Leaving the pictures out, print the lines from the first line of the listing through the line containing "const yTicks = [0, 0.2, 0.4, 0.6, 0.8, 1.0];", exactly as they read, and no others.

━━━ Recorded data

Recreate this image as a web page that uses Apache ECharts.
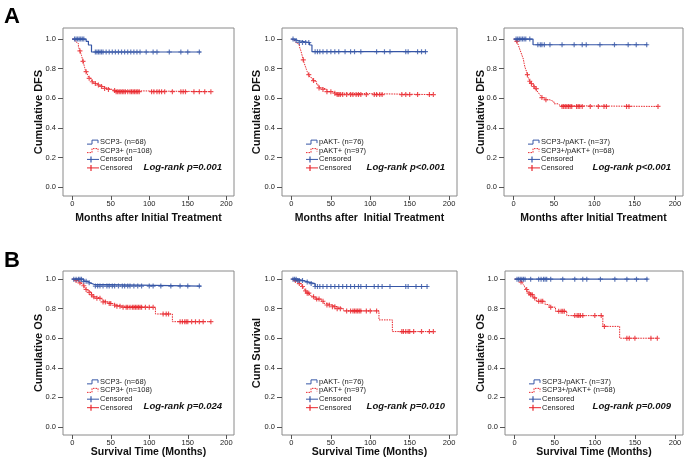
<!DOCTYPE html>
<html><head><meta charset="utf-8">
<script src="https://cdn.jsdelivr.net/npm/echarts@6/dist/echarts.min.js"></script>
<style>html,body{margin:0;padding:0;background:#fff}#c{width:687px;height:467px}</style>
</head><body><div id="c"></div>
<script>
// ---------- data ----------
const xTicks = [0, 50, 100, 150, 200];
const yTicks = [0, 0.2, 0.4, 0.6, 0.8, 1.0];

// Panel A1: SCP3 DFS
const a1BlueSteps = [[0,1],[18,0.985],[21,0.96],[25,0.913],[167,0.913]];
const a1BlueCensor = [3,5,7,9,11,13,15,30,32,34,36,38,40,44,48,52,56,60,64,68,72,76,80,84,88,96,105,110,126,141,150,165];
const a1RedSteps = [[0,1],[3,0.99],[5,0.98],[6,0.97],[8,0.95],[9,0.94],[10,0.92],[11,0.91],[12,0.89],[13,0.87],[14,0.85],[15,0.83],[16,0.81],[17,0.79],[18,0.78],[19,0.77],[20,0.76],[21,0.745],[22,0.735],[24,0.725],[26,0.712],[28,0.70],[31,0.69],[35,0.68],[40,0.667],[46,0.66],[52,0.652],[56,0.645],[180,0.645]];
const a1RedCensor = [10,14,18,22,26,30,34,38,42,47,55,57,59,61,63,65,67,69,72,75,77,79,81,83,85,87,103,106,110,113,116,120,130,141,144,147,158,165,172,180];

// Panel A2: pAKT DFS
const a2BlueSteps = [[0,1],[4,0.99],[8,0.977],[23,0.96],[26,0.915],[171,0.915]];
const a2BlueCensor = [2,6,10,14,18,22,30,33,36,40,45,50,55,60,68,75,80,88,108,118,125,145,148,160,165,170];
const a2RedSteps = [[0,1],[2,0.99],[4,0.98],[6,0.975],[8,0.965],[10,0.95],[11,0.935],[12,0.92],[13,0.90],[14,0.88],[15,0.86],[16,0.84],[17,0.825],[18,0.81],[19,0.795],[20,0.78],[22,0.76],[23,0.745],[25,0.735],[27,0.72],[29,0.712],[32,0.69],[35,0.67],[40,0.66],[45,0.645],[52,0.635],[56,0.625],[180,0.625]];
const a2RedCensor = [15,22,28,35,40,45,50,55,58,60,62,65,70,75,78,82,85,88,95,105,108,112,115,140,145,150,160,175,180];

// Panel A3: SCP3/pAKT DFS
const a3BlueSteps = [[0,1],[24,0.962],[166,0.962]];
const a3BlueCensor = [3,5,7,9,11,13,15,20,30,33,35,38,45,60,75,85,90,107,125,142,152,165];
const a3RedSteps = [[0,1],[3,0.985],[5,0.97],[6,0.955],[7,0.94],[8,0.925],[9,0.91],[10,0.895],[11,0.88],[12,0.865],[13,0.835],[14,0.81],[15,0.795],[16,0.78],[17,0.76],[18,0.74],[19,0.73],[20,0.715],[21,0.70],[23,0.69],[25,0.68],[27,0.665],[29,0.65],[31,0.635],[33,0.62],[35,0.605],[38,0.59],[45,0.577],[50,0.563],[55,0.55],[58,0.545],[179,0.545]];
const a3RedCensor = [4,17,20,22,25,28,35,40,60,62,64,66,68,70,72,78,80,82,85,95,105,112,115,140,143,179];

// Panel B1: SCP3 OS
const b1BlueSteps = [[0,1],[15,0.985],[20,0.975],[23,0.965],[28,0.953],[167,0.953]];
const b1BlueCensor = [2,5,8,10,12,15,18,22,30,33,36,40,45,48,52,55,60,65,68,72,75,80,85,90,100,105,115,128,140,150,165];
const b1RedSteps = [[0,1],[5,0.99],[8,0.98],[10,0.975],[12,0.965],[14,0.955],[16,0.945],[18,0.93],[20,0.92],[22,0.91],[25,0.895],[27,0.88],[32,0.87],[37,0.858],[40,0.846],[45,0.835],[52,0.823],[58,0.817],[66,0.809],[108,0.764],[130,0.712],[180,0.712]];
const b1RedCensor = [5,10,15,18,22,25,28,32,36,40,43,48,50,55,58,62,66,70,72,75,78,80,82,84,86,88,90,95,100,105,118,122,125,140,143,146,148,150,155,160,165,170,180];

// Panel B2: pAKT OS
const b2BlueSteps = [[0,1],[8,0.99],[15,0.98],[22,0.97],[30,0.95],[173,0.95]];
const b2BlueCensor = [2,4,6,8,10,14,20,25,30,33,36,40,45,50,55,60,65,70,75,80,85,88,95,105,110,115,125,145,148,158,165,172];
const b2RedSteps = [[0,1],[3,0.99],[6,0.98],[9,0.97],[12,0.96],[14,0.95],[16,0.935],[18,0.92],[20,0.905],[23,0.89],[25,0.88],[30,0.865],[38,0.85],[41,0.836],[45,0.825],[51,0.813],[58,0.80],[66,0.785],[111,0.724],[128,0.645],[180,0.645]];
const b2RedCensor = [5,10,14,18,20,22,28,32,35,40,45,48,52,55,58,62,70,75,78,80,82,84,86,88,95,100,108,140,142,145,148,150,155,165,175,180];

// Panel B3: SCP3/pAKT OS
const b3BlueSteps = [[0,1],[166,1]];
const b3BlueCensor = [3,5,7,9,11,13,20,30,33,36,38,40,45,60,75,85,90,107,125,140,152,165];
const b3RedSteps = [[0,1],[5,0.99],[8,0.98],[10,0.97],[12,0.955],[13,0.94],[14,0.93],[16,0.915],[18,0.905],[20,0.895],[23,0.873],[27,0.85],[38,0.828],[43,0.81],[51,0.782],[65,0.753],[110,0.68],[131,0.60],[179,0.60]];
const b3RedCensor = [8,15,18,20,22,25,30,33,35,45,55,58,60,62,75,78,80,82,85,100,108,112,140,143,150,170,178];

const yNames = ['Cumulative DFS','Cumulative DFS','Cumulative DFS','Cumulative OS','Cum Survival','Cumulative OS'];
const xNames = ['Months after Initial Treatment','Months after  Initial Treatment','Months after Initial Treatment','Survival Time (Months)','Survival Time (Months)','Survival Time (Months)'];
const blueLabels = ['SCP3- (n=68)','pAKT- (n=76)','SCP3-/pAKT- (n=37)','SCP3- (n=68)','pAKT- (n=76)','SCP3-/pAKT- (n=37)'];
const redLabels = ['SCP3+ (n=108)','pAKT+ (n=97)','SCP3+/pAKT+ (n=68)','SCP3+ (n=108)','pAKT+ (n=97)','SCP3+/pAKT+ (n=68)'];
const censorLabel = 'Censored';
const pTexts = ['Log-rank p=0.001','Log-rank p<0.001','Log-rank p<0.001','Log-rank p=0.024','Log-rank p=0.010','Log-rank p=0.009'];
const panelLetters = ['A','B'];

const blueSteps = [a1BlueSteps,a2BlueSteps,a3BlueSteps,b1BlueSteps,b2BlueSteps,b3BlueSteps];
const blueCensor = [a1BlueCensor,a2BlueCensor,a3BlueCensor,b1BlueCensor,b2BlueCensor,b3BlueCensor];
const redSteps = [a1RedSteps,a2RedSteps,a3RedSteps,b1RedSteps,b2RedSteps,b3RedSteps];
const redCensor = [a1RedCensor,a2RedCensor,a3RedCensor,b1RedCensor,b2RedCensor,b3RedCensor];

// ---------- layout / style ----------
const frames = [
  {l:63, t:28, r:234, b:196},
  {l:282, t:28, r:457, b:196},
  {l:504, t:28, r:683, b:196},
  {l:63, t:271, r:234, b:435},
  {l:282, t:271, r:457, b:435},
  {l:505, t:271, r:683, b:435}
];
const yRanges = [[-0.06,1.075],[-0.06,1.075],[-0.06,1.075],[-0.055,1.055],[-0.055,1.055],[-0.055,1.055]];
const xNameGaps = [16.5,16.5,16.5,11.5,11.5,11.5];
const yNameGaps = [18.5,20,18,18.5,20,18.5];
const BLUE = '#3656a6', RED = '#e8262c', FONT = 'Liberation Sans, Arial, sans-serif';
const plus = 'path://M-0.7,-3H0.7V-0.7H3V0.7H0.7V3H-0.7V0.7H-3V-0.7H-0.7Z';

function survAt(steps, t){ let v = steps[0][1]; for (const s of steps){ if (s[0] <= t) v = s[1]; } return v; }

const chart = echarts.init(document.getElementById('c'), null, {renderer:'canvas'});
const grid = [], xAxis = [], yAxis = [], series = [];
frames.forEach((f, i) => {
  grid.push({left:f.l, top:f.t, width:f.r-f.l, height:f.b-f.t, show:true, borderColor:'#8a8a8a', borderWidth:1, backgroundColor:'#fff'});
  xAxis.push({type:'value', gridIndex:i, min:-12, max:210,
    axisLine:{show:false, onZero:false}, splitLine:{show:false},
    axisTick:{show:true, customValues:xTicks, length:4, lineStyle:{color:'#555'}},
    axisLabel:{customValues:xTicks, fontSize:7.5, color:'#222', margin:4, fontFamily:FONT},
    name:xNames[i], nameLocation:'middle', nameGap:xNameGaps[i], nameMoveOverlap:false,
    nameTextStyle:{fontSize:10.5, fontWeight:'bold', color:'#111', fontFamily:FONT, verticalAlign:'top'}});
  yAxis.push({type:'value', gridIndex:i, min:yRanges[i][0], max:yRanges[i][1],
    axisLine:{show:false, onZero:false}, splitLine:{show:false},
    axisTick:{show:true, customValues:yTicks, length:5, lineStyle:{color:'#555'}},
    axisLabel:{customValues:yTicks, fontSize:7.5, color:'#222', margin:7, fontFamily:FONT, formatter:v=>v.toFixed(1)},
    name:yNames[i], nameLocation:'middle', nameGap:yNameGaps[i], nameMoveOverlap:false,
    nameTextStyle:{fontSize:11, fontWeight:'bold', color:'#111', fontFamily:FONT}});
  series.push({type:'line', xAxisIndex:i, yAxisIndex:i, data:redSteps[i], step:'end', symbol:'none',
    lineStyle:{color:RED, width:1, type:[1.5,1]}, silent:true, z:2});
  series.push({type:'scatter', xAxisIndex:i, yAxisIndex:i, symbol:plus, symbolSize:5,
    data:redCensor[i].map(t=>[t, survAt(redSteps[i], t)]), itemStyle:{color:RED}, silent:true, z:3});
  series.push({type:'line', xAxisIndex:i, yAxisIndex:i, data:blueSteps[i], step:'end', symbol:'none',
    lineStyle:{color:BLUE, width:1.2}, silent:true, z:4});
  series.push({type:'scatter', xAxisIndex:i, yAxisIndex:i, symbol:plus, symbolSize:5,
    data:blueCensor[i].map(t=>[t, survAt(blueSteps[i], t)]), itemStyle:{color:BLUE}, silent:true, z:5});
});
chart.setOption({animation:false, backgroundColor:'#fff', grid, xAxis, yAxis, series});

// legends and annotations
const graphic = [];
graphic.push({type:'text', left:4, top:6, style:{text:panelLetters[0], font:'bold 22px '+FONT, fill:'#000'}});
graphic.push({type:'text', left:4, top:250, style:{text:panelLetters[1], font:'bold 22px '+FONT, fill:'#000'}});
frames.forEach((f, i) => {
  const y0 = chart.convertToPixel({gridIndex:i}, [0,0])[1];
  const ix = f.l + 24, tx = f.l + 37;
  const rows = [y0-45, y0-36.5, y0-27.7, y0-19.2];
  const txtStyle = (s, y) => ({type:'text', x:tx, y:y, style:{text:s, font:'7.5px '+FONT, fill:'#222', textVerticalAlign:'middle', verticalAlign:'middle'}});
  graphic.push({type:'polyline', shape:{points:[[ix,rows[0]+2],[ix+5,rows[0]+2],[ix+5,rows[0]-2],[ix+11,rows[0]-2],[ix+11,rows[0]+1]]}, style:{stroke:BLUE, lineWidth:1, fill:null}});
  graphic.push(txtStyle(blueLabels[i], rows[0]));
  graphic.push({type:'polyline', shape:{points:[[ix,rows[1]+2],[ix+5,rows[1]+2],[ix+5,rows[1]-2],[ix+11,rows[1]-2],[ix+11,rows[1]+1]]}, style:{stroke:RED, lineWidth:1, fill:null, lineDash:[1.5,1]}});
  graphic.push(txtStyle(redLabels[i], rows[1]));
  graphic.push({type:'line', shape:{x1:ix, y1:rows[2], x2:ix+12, y2:rows[2]}, style:{stroke:BLUE, lineWidth:1}});
  graphic.push({type:'line', shape:{x1:ix+4, y1:rows[2]-3, x2:ix+4, y2:rows[2]+3}, style:{stroke:BLUE, lineWidth:1.2}});
  graphic.push(txtStyle(censorLabel, rows[2]));
  graphic.push({type:'line', shape:{x1:ix, y1:rows[3], x2:ix+12, y2:rows[3]}, style:{stroke:RED, lineWidth:1}});
  graphic.push({type:'line', shape:{x1:ix+4, y1:rows[3]-3, x2:ix+4, y2:rows[3]+3}, style:{stroke:RED, lineWidth:1.2}});
  graphic.push(txtStyle(censorLabel, rows[3]));
  graphic.push({type:'text', x:f.r-12, y:y0-20, style:{text:pTexts[i], font:'italic bold 9.5px '+FONT, fill:'#111', textAlign:'right', align:'right', textVerticalAlign:'middle', verticalAlign:'middle'}});
});
chart.setOption({graphic});
</script>
</body></html>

━━━━━━

Exercise result ▸
Recreate this image as a web page that uses Apache ECharts.
<!DOCTYPE html>
<html><head><meta charset="utf-8">
<script src="https://cdn.jsdelivr.net/npm/echarts@6/dist/echarts.min.js"></script>
<style>html,body{margin:0;padding:0;background:#fff}#c{width:687px;height:467px}</style>
</head><body><div id="c"></div>
<script>
// ---------- data ----------
const xTicks = [0, 50, 100, 150, 200];
const yTicks = [0, 0.2, 0.4, 0.6, 0.8, 1.0];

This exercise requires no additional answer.